Updated: May 15, 2021

By Tom Carson

The successor show to 2015’s international hit, Deutschland 83, continues its portrayal of the Cold War in much the same vein: Slick, witty, stylish, well-produced, sharply acted, and littered with 80s chart classics.


After RTL pulled out of funding the show, Amazon swooped in and bought the rights. It shows. Deutschland 86 raises the stakes narratively and stylistically.


Gone is the fresh-faced Jonas Nay that wowed critics in 2015. Exiled to Angola after his role in 1983’s events, we find Martin cut adrift. During his isolation, the GDR has grown economically weak increasingly and desperate. At ground level, there are growing food shortages; at the upper echelons of society, power brokers are seeking ways to finance their failing economy.


The solution? Turn to capitalism.


Martin is once again sucked into the heart international affairs by Maria Schrader’s chic Leonora Rauch. Initially, this means brokering shady arms deals in South Africa.


Deutschland 86 threatens to lose itself in the vastness of the African content.

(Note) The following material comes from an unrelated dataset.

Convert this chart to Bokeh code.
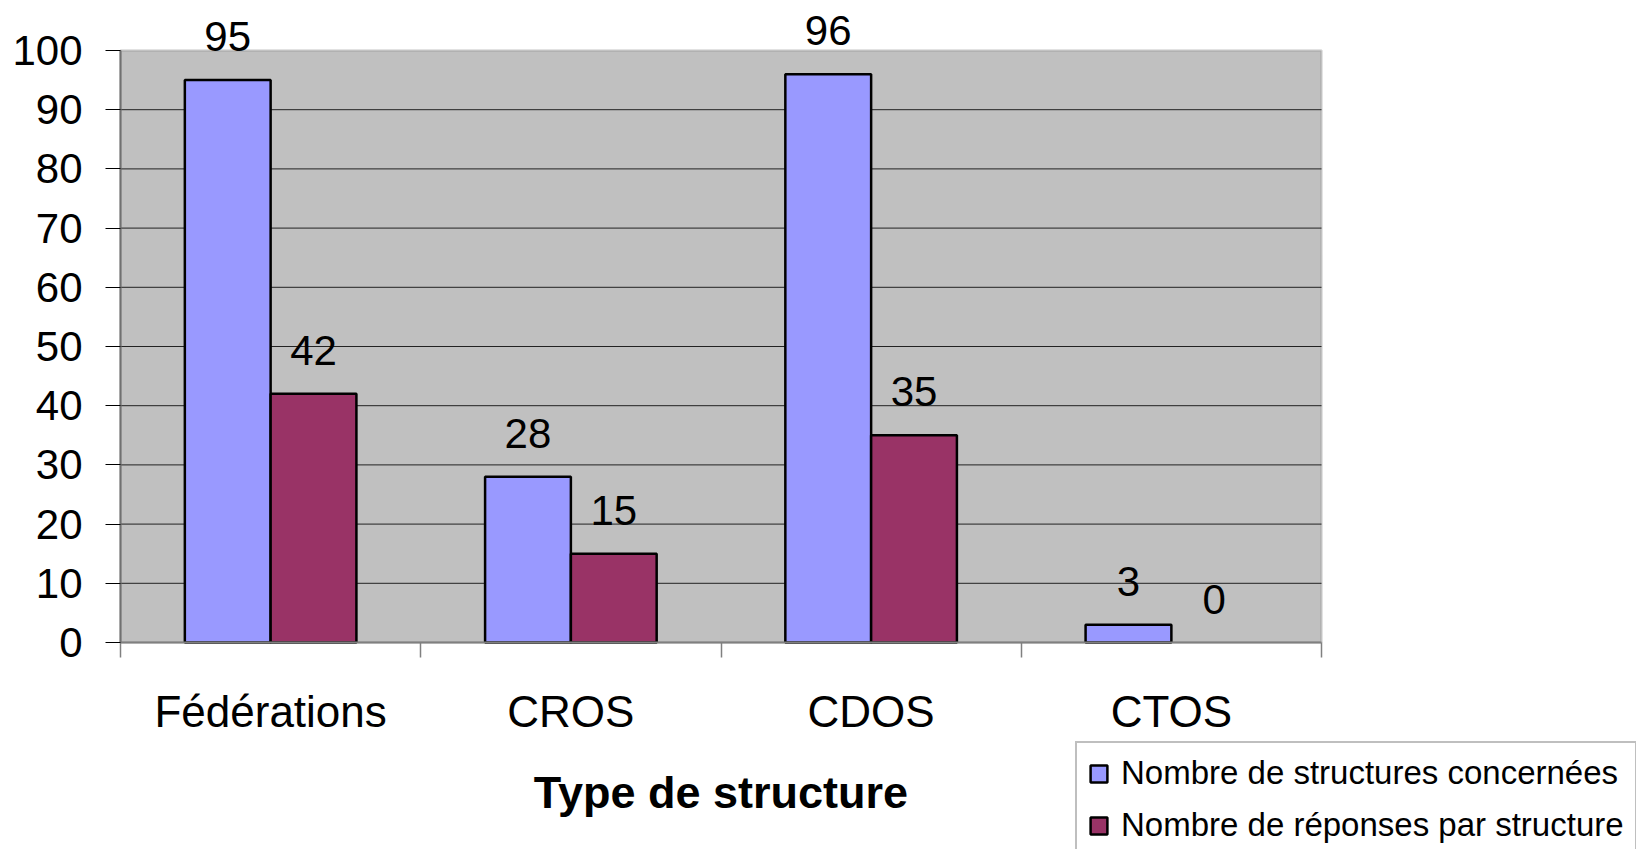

Only when Martin returns to more familiar soil, that of continental Europe, do the various narrative strands start to fall into place.


Whereas in Deutschland 83, where Western officials were once honest but troubled, and Stasi members were manipulative and coercive, the distinction is now blurred. The result is a free-for-all: Libyans, South Africans, West Germans, Americans, French, East Germans. None of them are to be trusted.


“East, west,” says Martin “Who are the good guys?”. Indeed, Kolibri.


In the end, Deutschland 86 manages to match is predecessor show in balancing international events (Chernobyl to name but one) with local and familial complications. However, despite widening its narrative sphere, the threat of disaster never seems quite as high as in Deutschland 83.


The result, rather like the Cold War itself, is tense, complex and paranoid, but without ever exploding into full-blown action.


All in all though, Deutschland 86 is a worthy follow-up to its predecessor.


Bring on Deutschland 89.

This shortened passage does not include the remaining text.